Please gather information from official documentation, release notes,
and reliable sources. Focus on:
- Specific technical details
- Breaking changes or migration requirements
- Compatibility considerations
- Concrete examples where available

Save your findings to a file so I can validate them separately.

Template 2: Validation Prompt (Context 2 - Fresh Conversation)

Validate these research findings using the FAR Scale rubric from:
https://github.com/patrob/rpi-strategy/blob/main/docs/scales/far-scale.md

Score each finding on Factual (0-5), Actionable (0-5), Relevant (0-5)
using the full rubric criteria.

Pass criteria: F≥4, A≥3, R≥3, Mean≥4.00

Be objective. Score based on evidence, not optimism.

Format each finding as:
## Finding: [Title]
FAR Score: F: X/5, A: Y/5, R: Z/5, Mean: W.XX
Status: [Pass/Flag]
[Description]
Justification: [Why these scores; what evidence exists or is missing]

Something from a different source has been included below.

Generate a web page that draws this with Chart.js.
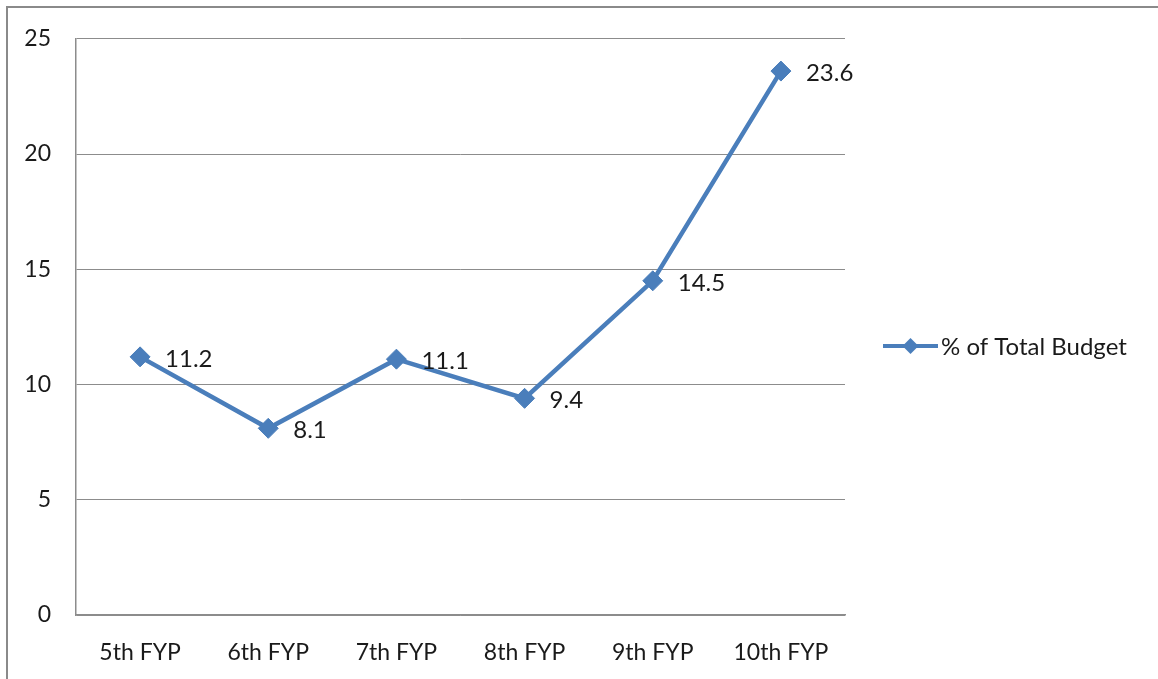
<!DOCTYPE html>
<html>
<head>
<meta charset="utf-8">
<script src="https://cdn.jsdelivr.net/npm/chart.js@4/dist/chart.umd.min.js"></script>
<style>
  html, body { margin: 0; padding: 0; background: #ffffff; }
  #wrap { position: relative; width: 1158px; height: 679px; }
</style>
</head>
<body>
<div id="wrap"><canvas id="chart" width="1158" height="679"></canvas></div>
<script>
// Share of the total budget across the Five Year Plans
const categories = ['5th FYP', '6th FYP', '7th FYP', '8th FYP', '9th FYP', '10th FYP'];
const budgetShare = [11.2, 8.1, 11.1, 9.4, 14.5, 23.6];
const yTicks = [0, 5, 10, 15, 20, 25];
const seriesName = '% of Total Budget';

const FONT = 'Lato, "Open Sans", sans-serif';
const LINE_BLUE = '#4a7ebb';
const TEXT = '#1a1a1a';

// Outer frame of the chart (top and left edges)
const framePlugin = {
  id: 'frame',
  beforeDraw(chart) {
    const ctx = chart.ctx;
    ctx.save();
    ctx.fillStyle = '#ffffff';
    ctx.fillRect(0, 0, chart.width, chart.height);
    ctx.strokeStyle = '#8a8a8a';
    ctx.lineWidth = 2;
    ctx.beginPath();
    ctx.moveTo(7, chart.height);
    ctx.lineTo(7, 7);
    ctx.lineTo(chart.width, 7);
    ctx.stroke();
    ctx.restore();
  }
};

// Value labels to the right of each point
const valueLabels = {
  id: 'valueLabels',
  afterDatasetsDraw(chart) {
    const ctx = chart.ctx;
    const meta = chart.getDatasetMeta(0);
    const data = chart.data.datasets[0].data;
    ctx.save();
    ctx.font = '24px ' + FONT;
    ctx.fillStyle = TEXT;
    ctx.textAlign = 'left';
    ctx.textBaseline = 'middle';
    meta.data.forEach((pt, i) => {
      ctx.fillText(String(data[i]), pt.x + 25, pt.y + 2);
    });
    ctx.restore();
  }
};

// Legend entry: line with a diamond marker and the series name
const sideLegend = {
  id: 'sideLegend',
  afterDraw(chart) {
    const ctx = chart.ctx;
    const ds = chart.data.datasets[0];
    const y = 346;
    const x0 = 883, x1 = 938;
    ctx.save();
    ctx.strokeStyle = ds.borderColor;
    ctx.lineWidth = 4;
    ctx.beginPath();
    ctx.moveTo(x0, y);
    ctx.lineTo(x1, y);
    ctx.stroke();
    ctx.fillStyle = ds.pointBackgroundColor;
    const r = 8, cx = (x0 + x1) / 2;
    ctx.beginPath();
    ctx.moveTo(cx - r, y);
    ctx.lineTo(cx, y - r);
    ctx.lineTo(cx + r, y);
    ctx.lineTo(cx, y + r);
    ctx.closePath();
    ctx.fill();
    ctx.font = '24px ' + FONT;
    ctx.fillStyle = TEXT;
    ctx.textAlign = 'left';
    ctx.textBaseline = 'middle';
    ctx.fillText(ds.label, 941, y + 1);
    ctx.restore();
  }
};

new Chart(document.getElementById('chart'), {
  type: 'line',
  data: {
    labels: categories,
    datasets: [{
      label: seriesName,
      data: budgetShare,
      borderColor: LINE_BLUE,
      borderWidth: 4.5,
      pointStyle: 'rectRot',
      pointRadius: 10,
      pointHoverRadius: 10,
      pointBackgroundColor: LINE_BLUE,
      pointBorderColor: LINE_BLUE,
      pointBorderWidth: 1,
      tension: 0,
      fill: false
    }]
  },
  options: {
    responsive: false,
    animation: false,
    events: [],
    layout: { padding: { left: 0, top: 37, right: 313, bottom: 0 } },
    plugins: {
      legend: { display: false },
      tooltip: { enabled: false }
    },
    scales: {
      x: {
        offset: true,
        grid: { display: false, drawTicks: false },
        border: { display: true, color: '#8c8c8c', width: 1.5 },
        ticks: {
          color: TEXT,
          font: { family: FONT, size: 23 },
          padding: 24,
          maxRotation: 0
        },
        afterFit(scale) { scale.height = 64; }
      },
      y: {
        min: 0,
        max: 25,
        afterBuildTicks(scale) { scale.ticks = yTicks.map(v => ({ value: v })); },
        grid: { color: '#8c8c8c', lineWidth: 1, drawTicks: false },
        border: { display: true, color: '#8c8c8c', width: 1.5 },
        ticks: {
          color: TEXT,
          font: { family: FONT, size: 23 },
          padding: 25
        },
        afterFit(scale) { scale.width = 76; }
      }
    }
  },
  plugins: [framePlugin, valueLabels, sideLegend]
});
</script>
</body>
</html>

The key is using these templates in separate conversations. Don’t let the AI that did the research score itself.

Final Thoughts

When you can trust AI research, something shifts. You stop second-guessing every answer. You stop manually cross-referencing documentation for hours. You delegate research more confidently because you know low-scoring findings will surface with clear warnings. The AI becomes less like a source of truth and more like a research assistant who actually tells you when they’re unsure.

AI coding assistants are powerful tools, but they’re not magic. They hallucinate. They get things wrong. They confidently present outdated information.

FAR Scale doesn’t fix hallucinations—it surfaces them. It turns “I think this is right” into “Here’s what I’m confident about and here’s what I’m uncertain about.”

That’s not revolutionary. But it’s practical, it’s working for me, and it’s made my AI-assisted development workflow significantly more reliable.

Give it a try. Adapt it to your needs. And if you find ways to improve it, let me know.

This post is part of my ongoing exploration of practical AI-assisted development workflows. Not looking for the perfect solution—just building what works.